Find out how software and hardware-based Raid controllers perform

Results
With all four disks connected to the TX4310 and configured as Raid 0, the array measured 1.2TB and delivered average read and write speeds of 104Mbytes/sec and 72.8Mbytes/sec, respectively, with a 106Mbytes/sec burst rate. Switching to Raid 5 on the TX4310 delivered a 900GB array, with average read and write speeds of 92.1Mbytes/sec and 12.1Mbytes/sec, respectively, and a burst rate of 102Mbytes/sec. The TX4310 arrays used the controller’s default 16KB block size.

With all four disks connected to the EX8350 and configured as Raid 0, the 1.2TB array delivered average read and write speeds of 138Mbytes/sec and 74Mbytes/sec, respectively, with a 257.1Mbytes/sec burst rate. Switching to Raid 5, the 900GB array delivered average read and write speeds of 125.3Mbytes/sec and 69.1Mbytes/sec, respectively, with a 241.6Mbytes/sec burst rate.

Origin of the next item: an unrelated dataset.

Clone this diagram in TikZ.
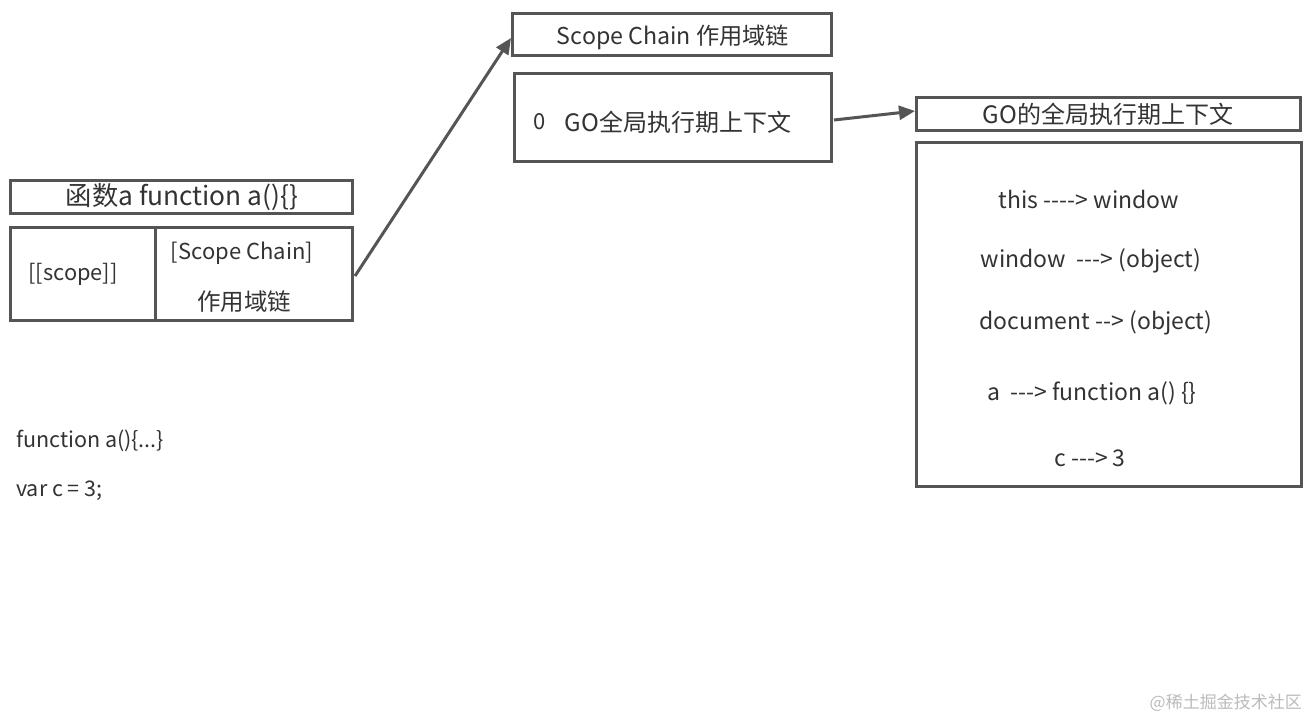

The EX8350 results were using the smallest 32KB block size, although we tested at the 64KB and 128KB settings. The overall Raid 0 performance decreased slightly with larger block sizes, and while the Raid 5 read performance also fell with larger block sizes, its write speed increased to as much as 80.2Mbytes/sec.

Superior performance
The EX8350 clearly delivers superior performance. By exploiting the faster PCI Express interface, its read and burst speeds are greatly increased, but the most impressive figure is the Raid 5 write performance. On the software-based TX4310, the Raid 5 array delivered a paltry 12.1Mbytes/sec. In stark contrast, the hardware-based EX8350 boasted Raid 5 write speeds of at least 69.1Mbytes/sec, which matched its Raid 0 write performance.

Hardware acceleration removes the major downside to Raid 5 and allows arrays to be used for high-performance applications such as recording video streams. If you want uncompromised Raid performance, go for a hardware card on a PCI Express bus.